Indonesia bisa meniru pendekatan ini dengan langkah-langkah berikut:
- Reformasi birokrasi perdagangan, seperti perizinan ekspor yang lebih efisien dan regulasi yang lebih harmonis.
- Insentif untuk industri hijau, misalnya sektor tekstil berbahan daur ulang agar lolos dari kebijakan tarif berbasis lingkungan.
- Pajak progresif terhadap oligarki impor, dan pengalihan dana tersebut untuk penguatan UMKM dan sektor manufaktur.
Ancaman terhadap Stabilitas Politik
Kebijakan eksternal seperti tarif tinggi AS tidak hanya berdampak ekonomi, tapi juga berpotensi mengganggu stabilitas politik dalam negeri. PHK massal, pelemahan daya beli, serta ketimpangan ekonomi bisa memicu ketidakpuasan publik yang berujung pada tekanan politik terhadap pemerintah. Sejarah Indonesia menunjukkan bahwa tekanan ekonomi kerap menjadi pemantik gejolak sosial dan protes politik.

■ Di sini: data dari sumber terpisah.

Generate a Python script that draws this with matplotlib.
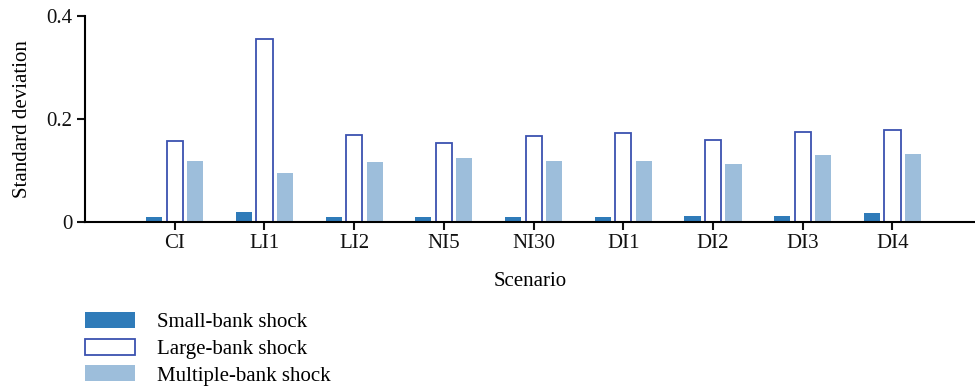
import numpy as np
import matplotlib.pyplot as plt

plt.rcParams['font.family'] = ['Liberation Serif', 'DejaVu Serif']

scenarios = ['CI', 'LI1', 'LI2', 'NI5', 'NI30', 'DI1', 'DI2', 'DI3', 'DI4']
small_bank = [0.010, 0.019, 0.010, 0.010, 0.010, 0.010, 0.011, 0.011, 0.017]
large_bank = [0.157, 0.356, 0.168, 0.154, 0.167, 0.173, 0.159, 0.175, 0.178]
multi_bank = [0.118, 0.096, 0.117, 0.125, 0.119, 0.119, 0.113, 0.130, 0.133]

x = np.arange(len(scenarios))
w = 0.18
gap = 0.228

fig = plt.figure(figsize=(9.75, 3.87), dpi=100)
ax = fig.add_axes([85/975, 165/387, 890/975, 206/387])

b1 = ax.bar(x - gap, small_bank, w, color='#2f7bb9', label='Small-bank shock')
b2 = ax.bar(x, large_bank, w, facecolor='white', edgecolor='#3b52b0',
            linewidth=1.3, label='Large-bank shock')
b3 = ax.bar(x + gap, multi_bank, w, color='#9dbedb', label='Multiple-bank shock')

ax.set_xlim(-1.0, 8.92)
ax.set_ylim(0, 0.4)
ax.set_yticks([0, 0.2, 0.4])
ax.set_yticklabels(['0', '0.2', '0.4'])
ax.set_xticks(x)
ax.set_xticklabels(scenarios)

for s in ['top', 'right']:
    ax.spines[s].set_visible(False)
ax.spines['left'].set_linewidth(1.5)
ax.spines['bottom'].set_linewidth(1.5)
ax.tick_params(axis='both', direction='out', length=6, width=1.5,
               labelsize=15, colors='#111111', pad=3)

ax.set_xlabel('Scenario', fontsize=15, labelpad=13)
ax.set_ylabel('Standard deviation', fontsize=15, labelpad=10)

fig.legend(handles=[b1, b2, b3], loc='upper left',
           bbox_to_anchor=(85/975, 1 - 312/387), frameon=False,
           fontsize=15, handlelength=2.4, handleheight=0.82,
           labelspacing=0.3, handletextpad=1.05,
           borderpad=0, borderaxespad=0)

fig.savefig('out.png', dpi=100)
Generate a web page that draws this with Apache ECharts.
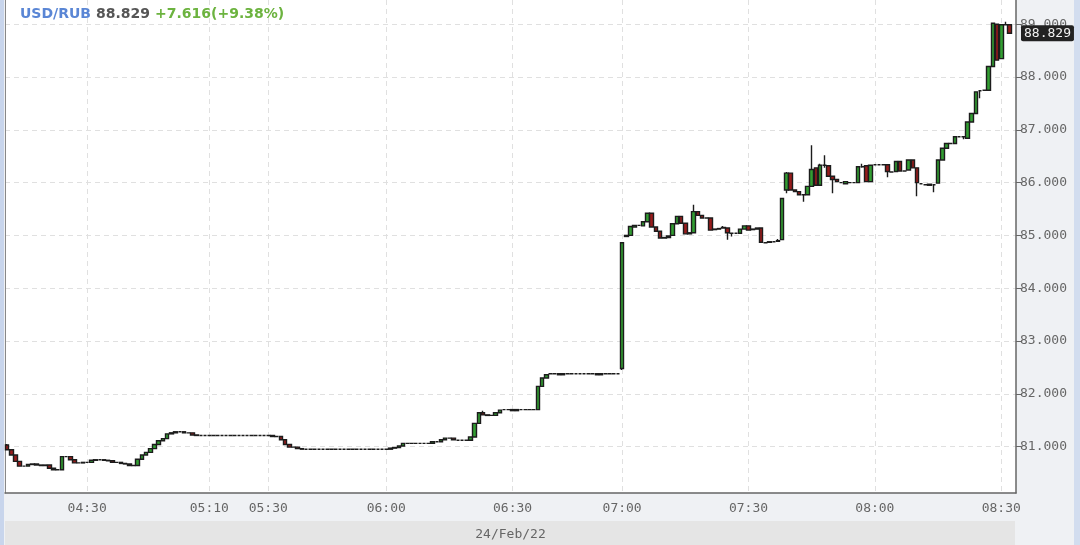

Oleh karena itu, penanganan krisis ini tidak bisa hanya dilihat sebagai isu dagang semata melainkan sebagai ujian terhadap ketahanan ekonomi dan legitimasi politik nasional.
Momentum atau Bencana?
Tarif tinggi AS adalah pisau bermata dua: membahayakan stabilitas ekonomi dan sosial, sekaligus membuka ruang untuk keluar dari ketergantungan ekspor tradisional. Kini, pemerintah dihadapkan pada pilihan krusial: apakah akan tetap mengandalkan negosiasi jangka pendek yang rawan kompromi, atau menjadikan krisis ini sebagai momentum untuk membangun fondasi ekonomi yang lebih mandiri dan adil?
Kolaborasi antara pemerintah, pelaku usaha, dan masyarakat diperlukan untuk mengubah tantangan ini menjadi peluang.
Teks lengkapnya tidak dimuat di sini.